• _WHAT IS REQUIRED_
Extract every line that includes the string "this".

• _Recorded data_
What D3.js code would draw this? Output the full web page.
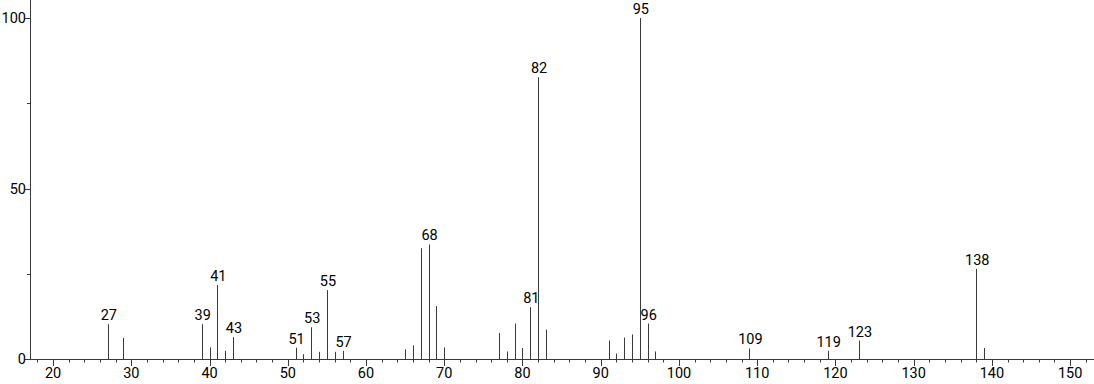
<!DOCTYPE html>
<html><head><meta charset="utf-8">
<script src="https://cdn.jsdelivr.net/npm/d3@7"></script>
<style>body{margin:0;background:#fff}svg{display:block}text{font-family:Roboto,"Liberation Sans",sans-serif}</style>
</head><body><svg id="c" width="1094" height="384"></svg>
<script>
const mz = [27,29,39,40,41,42,43,51,52,53,54,55,56,57,65,66,67,68,69,70,77,78,79,80,81,82,83,91,92,93,94,95,96,97,109,119,123,138,139];
const intensity = [10.2,6.2,10.2,3.4,21.7,2.4,6.4,3.3,1.4,9.3,2.1,20.2,2.1,2.4,2.8,4.0,32.5,33.6,15.5,3.4,7.6,2.2,10.4,3.2,15.2,82.6,8.6,5.4,1.6,6.3,7.2,100,10.4,2.2,3.1,2.4,5.4,26.4,3.2];
const labeled = [27,39,41,43,51,53,55,57,68,81,82,95,96,109,119,123,138];
const xMajor = [20,30,40,50,60,70,80,90,100,110,120,130,140,150];
const yMajor = [0,50,100];

const svg = d3.select("#c");
const x = d3.scaleLinear().domain([17.05,153.05]).range([30,1094]);
const y = d3.scaleLinear().domain([0,100]).range([359,18]);
const col = "#3a3a3a";
const fs = 14.5;

svg.append("line").attr("x1",30.5).attr("x2",30.5).attr("y1",0).attr("y2",359.5).attr("stroke",col);
svg.append("line").attr("x1",30).attr("x2",1094).attr("y1",359.5).attr("y2",359.5).attr("stroke",col);

const xMinor = d3.range(18,153,2);
svg.selectAll(".xmin").data(xMinor).join("line")
  .attr("x1",d=>Math.round(x(d))+0.5).attr("x2",d=>Math.round(x(d))+0.5)
  .attr("y1",359).attr("y2",d=>d%10===0?366:362.5).attr("stroke",col);
svg.selectAll(".xl").data(xMajor).join("text")
  .attr("x",d=>x(d)).attr("y",378).attr("text-anchor","middle")
  .attr("font-size",fs).attr("fill","#000").text(d=>d);

const yTicks = [0,25,50,75,100];
svg.selectAll(".yt").data(yTicks).join("line")
  .attr("x1",d=>d%50===0?25:27).attr("x2",30)
  .attr("y1",d=>Math.round(y(d))+0.5).attr("y2",d=>Math.round(y(d))+0.5).attr("stroke",col);
svg.selectAll(".yl").data(yMajor).join("text")
  .attr("x",26).attr("y",d=>y(d)+5).attr("text-anchor","end")
  .attr("font-size",fs).attr("fill","#000").text(d=>d);

const data = mz.map((m,i)=>({m, v:intensity[i]}));
svg.selectAll(".pk").data(data).join("line")
  .attr("x1",d=>Math.round(x(d.m))+0.5).attr("x2",d=>Math.round(x(d.m))+0.5)
  .attr("y1",359).attr("y2",d=>y(d.v)).attr("stroke",col).attr("stroke-width",1);
svg.selectAll(".pl").data(data.filter(d=>labeled.includes(d.m))).join("text")
  .attr("x",d=>x(d.m)+1).attr("y",d=>y(d.v)-4).attr("text-anchor","middle")
  .attr("font-size",fs).attr("fill","#000").text(d=>d.m);
</script></body></html>
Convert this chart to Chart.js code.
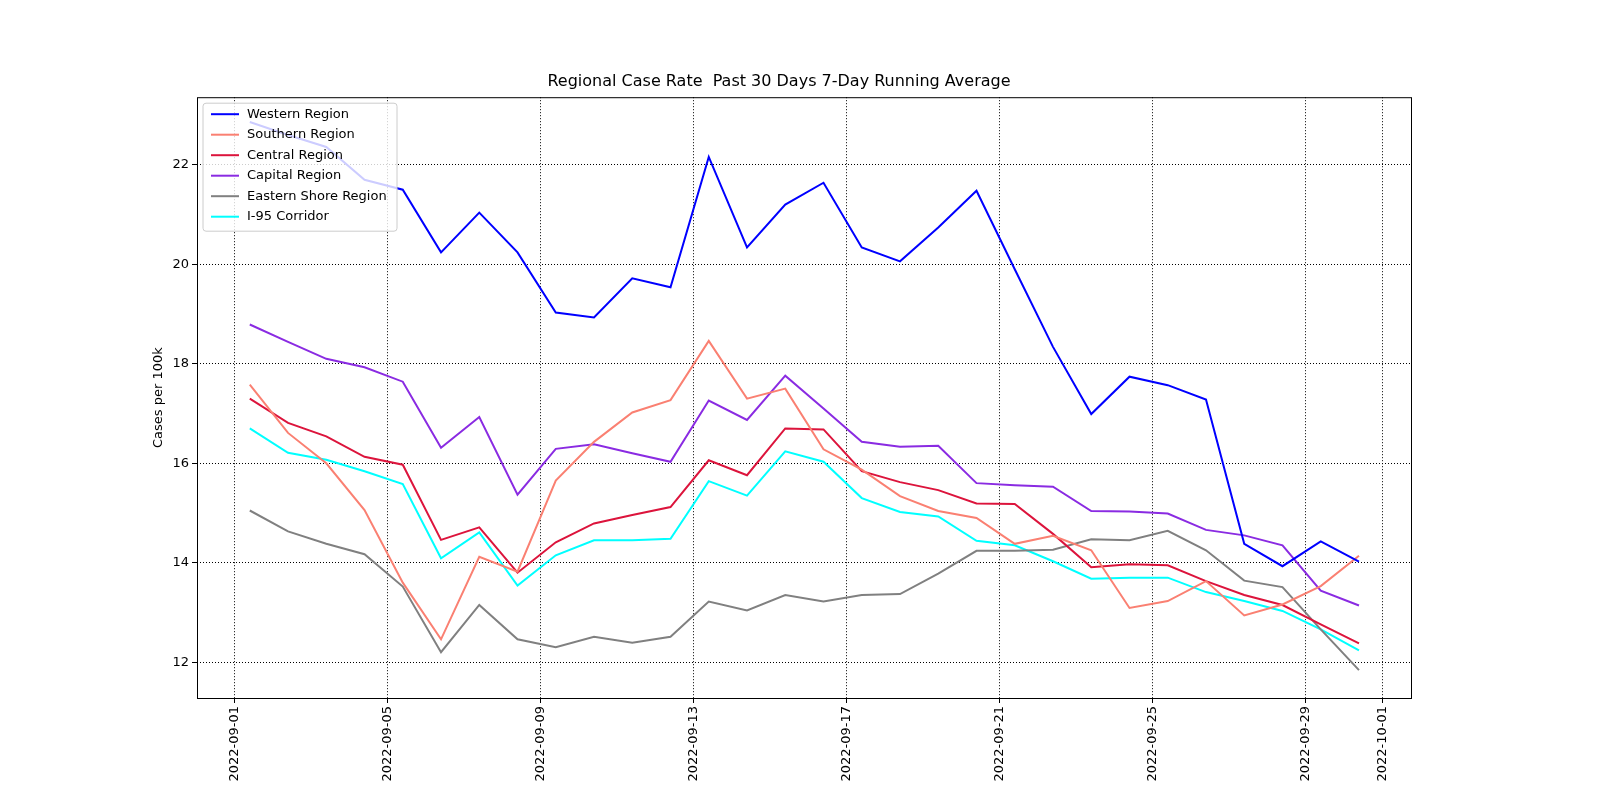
<!DOCTYPE html>
<html>
<head>
<meta charset="utf-8">
<script src="https://cdn.jsdelivr.net/npm/chart.js@4/dist/chart.umd.min.js"></script>
<style>
  body { margin: 0; background: #fff; }
  #wrap { width: 1600px; height: 800px; }
</style>
</head>
<body>
<div id="wrap"><canvas id="displayChart" width="1600" height="800"></canvas></div>
<script>
//days since 2022-09-01, points sit at ~10:00 each day
var dayOffsets = [];
for (var i = 0; i < 30; i++) dayOffsets.push(i + 0.39);

var tickDays = [0, 4, 8, 12, 16, 20, 24, 28, 30];
var tickLabels = ["2022-09-01", "2022-09-05", "2022-09-09", "2022-09-13", "2022-09-17",
  "2022-09-21", "2022-09-25", "2022-09-29", "2022-10-01"];

var western = [22.86, 22.6, 22.36, 21.7, 21.5, 20.24, 21.04, 20.24, 19.03, 18.93, 19.72, 19.54,
  22.16, 20.34, 21.2, 21.64, 20.34, 20.06, 20.74, 21.48, 19.9, 18.34, 16.99, 17.74, 17.57, 17.28,
  14.38, 13.93, 14.43, 14.02];
var southern = [17.58, 16.61, 16.0, 15.06, 13.6, 12.46, 14.12, 13.82, 15.65, 16.43, 17.02, 17.27,
  18.46, 17.3, 17.5, 16.28, 15.87, 15.34, 15.04, 14.9, 14.38, 14.54, 14.25, 13.09, 13.23, 13.63,
  12.94, 13.16, 13.53, 14.14];
var central = [17.3, 16.81, 16.54, 16.13, 15.97, 14.46, 14.71, 13.8, 14.41, 14.79, 14.96, 15.12,
  16.06, 15.76, 16.7, 16.68, 15.84, 15.62, 15.46, 15.19, 15.18, 14.58, 13.91, 13.97, 13.95, 13.63,
  13.35, 13.15, 12.76, 12.38];
var capital = [18.79, 18.44, 18.1, 17.93, 17.64, 16.31, 16.93, 15.37, 16.29, 16.38, 16.2, 16.03,
  17.26, 16.87, 17.76, 17.1, 16.43, 16.33, 16.35, 15.6, 15.56, 15.53, 15.04, 15.03, 14.99, 14.66,
  14.55, 14.35, 13.44, 13.14];
var eastern = [15.05, 14.63, 14.38, 14.17, 13.52, 12.2, 13.15, 12.46, 12.3, 12.51, 12.39, 12.51,
  13.22, 13.04, 13.35, 13.22, 13.35, 13.37, 13.78, 14.24, 14.24, 14.26, 14.47, 14.45, 14.64, 14.25,
  13.64, 13.51, 12.66, 11.84];
var i95 = [16.7, 16.21, 16.07, 15.84, 15.58, 14.09, 14.61, 13.54, 14.15, 14.45, 14.45, 14.48,
  15.64, 15.35, 16.24, 16.03, 15.3, 15.02, 14.93, 14.44, 14.35, 14.03, 13.68, 13.7, 13.7, 13.41,
  13.23, 13.03, 12.66, 12.24];

var seriesNames = ["Western Region", "Southern Region", "Central Region", "Capital Region",
  "Eastern Shore Region", "I-95 Corridor"];
var seriesColors = ["#0000ff", "#fa8072", "#dc143c", "#8a2be2", "#808080", "#00ffff"];
var seriesData = [western, southern, central, capital, eastern, i95];

function toPoints(arr) {
  return arr.map(function (v, i) { return { x: dayOffsets[i], y: v }; });
}

var datasets = seriesData.map(function (arr, k) {
  return {
    label: seriesNames[k],
    data: toPoints(arr),
    borderColor: seriesColors[k],
    backgroundColor: seriesColors[k],
    borderWidth: 2,
    pointRadius: 0,
    tension: 0
  };
});

//legend box drawn inside the plot, upper left
var insideLegend = {
  id: "insideLegend",
  afterDraw: function (chart) {
    var ctx = chart.ctx, a = chart.chartArea;
    var x = a.left + 6, y = a.top + 6, w = 194, h = 128;
    ctx.save();
    ctx.fillStyle = "rgba(255,255,255,0.8)";
    ctx.strokeStyle = "#cccccc";
    ctx.lineWidth = 1;
    ctx.beginPath();
    ctx.roundRect(x, y, w, h, 3);
    ctx.fill();
    ctx.stroke();
    ctx.font = "13px 'DejaVu Sans'";
    ctx.textBaseline = "middle";
    chart.data.datasets.forEach(function (ds, k) {
      var ly = y + 11 + k * 20.5;
      ctx.strokeStyle = ds.borderColor;
      ctx.lineWidth = 2;
      ctx.beginPath();
      ctx.moveTo(x + 8, ly);
      ctx.lineTo(x + 36, ly);
      ctx.stroke();
      ctx.fillStyle = "#000";
      ctx.fillText(ds.label, x + 44, ly);
    });
    ctx.restore();
  }
};

//matplotlib style solid frame round the plot
var frame = {
  id: "frame",
  beforeDatasetsDraw: function (ch) {
    var a = ch.chartArea, g = ch.ctx;
    g.save();
    g.strokeStyle = "#000";
    g.lineWidth = 1;
    g.strokeRect(a.left + 0.5, a.top + 0.5, a.right - a.left, a.bottom - a.top);
    g.restore();
  }
};

var c = document.getElementById("displayChart");
var ctx = c.getContext("2d");
var chart = new Chart(ctx, {
  type: "line",
  data: { datasets: datasets },
  plugins: [frame, insideLegend],
  options: {
    responsive: false,
    animation: false,
    layout: { padding: { left: 147, right: 189, top: 0, bottom: 0 } },
    plugins: {
      legend: { display: false },
      tooltip: { enabled: false },
      title: {
        display: true,
        text: "Regional Case Rate  Past 30 Days 7-Day Running Average",
        color: "#000",
        font: { family: "DejaVu Sans", size: 16, weight: "normal" },
        padding: { top: 72, bottom: 6 }
      }
    },
    scales: {
      x: {
        type: "linear",
        min: -0.99,
        max: 30.75,
        afterBuildTicks: function (axis) {
          axis.ticks = tickDays.map(function (d) { return { value: d }; });
        },
        afterFit: function (axis) { axis.height = 102; },
        ticks: {
          autoSkip: false,
          minRotation: 90,
          maxRotation: 90,
          color: "#000",
          font: { family: "DejaVu Sans", size: 13 },
          callback: function (v) { return tickLabels[tickDays.indexOf(v)]; }
        },
        grid: { color: "#000", lineWidth: 1, tickLength: 5 },
        border: { display: false, dash: [1, 2] }
      },
      y: {
        min: 11.28,
        max: 23.36,
        afterFit: function (axis) { axis.width = 50; },
        afterBuildTicks: function (axis) {
          axis.ticks = [12, 14, 16, 18, 20, 22].map(function (v) { return { value: v }; });
        },
        ticks: {
          color: "#000",
          font: { family: "DejaVu Sans", size: 13 }
        },
        title: {
          display: true,
          text: "Cases per 100k",
          color: "#000",
          font: { family: "DejaVu Sans", size: 13 }
        },
        grid: { color: "#000", lineWidth: 1, tickLength: 5 },
        border: { display: false, dash: [1, 2] }
      }
    }
  }
});
</script>
</body>
</html>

• _EXERCISE RESPONSE_
What D3.js code would draw this? Output the full web page.
Convert this chart to Chart.js code.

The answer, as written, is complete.